DINO’s success inspired researchers to continue exploring. Meta AI launched the more powerful DINOv2 in 2023 based on DINO. DINOv2 reached new heights in this self-supervised learning method through optimizations in several aspects:
- Large-Scale Data Construction: A major contribution of DINOv2 is building a high-quality, diverse, large-scale dataset LVD-142M. It cleverly filtered 142 million images for training from 1.2 billion unfiltered web images via self-supervised image retrieval, without manual labeling. This is like AI selecting the most valuable and non-repetitive knowledge from massive books for learning.
- Model and Training Optimization: DINOv2 adopted various improvement measures when training large-scale models, such as using more efficient A100 GPUs and PyTorch 2.0, and optimizing code to double the speed and reduce memory usage by one-third compared to the previous generation. It also introduced techniques like Sinkhorn-Knopp centering to further improve model performance.

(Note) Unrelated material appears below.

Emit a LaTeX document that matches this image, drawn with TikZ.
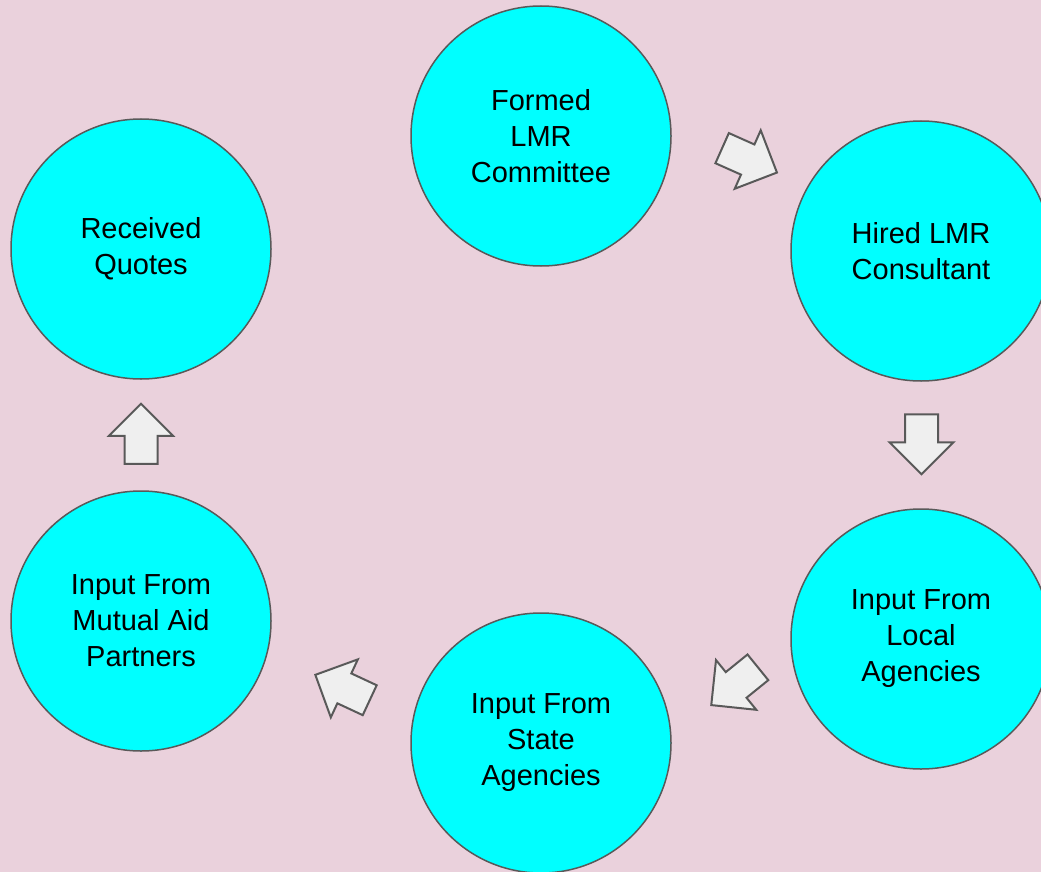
\documentclass[tikz,border=0pt]{standalone}
\usepackage{fontspec}
\setmainfont{Liberation Sans}
\usetikzlibrary{shapes.arrows}
\definecolor{bgpink}{HTML}{EAD1DC}
\definecolor{stepcyan}{HTML}{00FFFF}
\definecolor{edgegray}{HTML}{595959}
\definecolor{arrowgray}{HTML}{EFEFEF}

\begin{document}
\begin{tikzpicture}
  [x=1pt,y=-1pt,
   % Styles
   stage/.style={circle,fill=stepcyan,draw=edgegray,line width=1.5pt,
     minimum size=260pt,inner sep=0pt,align=center,
     font=\fontsize{29}{36}\selectfont},
   flow/.style={single arrow,fill=arrowgray,draw=edgegray,line width=2pt,
     minimum height=60pt,minimum width=62pt,inner sep=15.5pt,
     single arrow head extend=15.5pt,single arrow tip angle=90}]

  % Background
  \useasboundingbox (0,0) rectangle (1041,872);
  \fill[bgpink] (0,0) rectangle (1041,872);

  % The stages
  \node[stage] (committee) at (541,136) {Formed\\LMR\\Committee};
  \node[stage] (consultant) at (921,251) {Hired LMR\\Consultant};
  \node[stage] (local) at (921,639) {Input From\\Local\\Agencies};
  \node[stage] (state) at (541,743) {Input From\\State\\Agencies};
  \node[stage] (mutual) at (141,621) {Input From\\Mutual Aid\\Partners};
  \node[stage] (quotes) at (141,249) {Received\\Quotes};

  % The arrows between them
  \node[flow,rotate=-24] (toconsultant) at (742,157) {};
  \node[flow,rotate=-90] (tolocal) at (921.5,436) {};
  \node[flow,rotate=-141] (tostate) at (741,681) {};
  \node[flow,rotate=155] (tomutual) at (350,691) {};
  \node[flow,rotate=90] (toquotes) at (141,442) {};
\end{tikzpicture}
\end{document}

- Excellent Generalization Ability: Visual features trained by DINOv2 have powerful generalization capabilities and can be directly applied to various image distributions and tasks without fine-tuning, performance even surpassing the best unsupervised and semi-supervised methods at the time.
- Empowering Embodied AI: These high-quality, label-free visual features learned by DINOv2 are crucial for building “world models” for robots and embodied AI. They can help robots learn the causal relationship of “action-result” from the environment, thereby completing new tasks in unknown scenarios, and even realizing the cognitive cycle of “imagine-verify-correct-reimagine”.
Conclusion
The emergence of DINO and DINOv2 has greatly promoted the development of the computer vision field, especially in reducing dependence on manually labeled data, opening up an efficient path of “self-taught talent”. They not only allow AI to better understand image content but also lay the foundation for more advanced embodied intelligence and “world models”, indicating that artificial intelligence will possess more autonomous and powerful learning capabilities in the future, better serving our daily lives.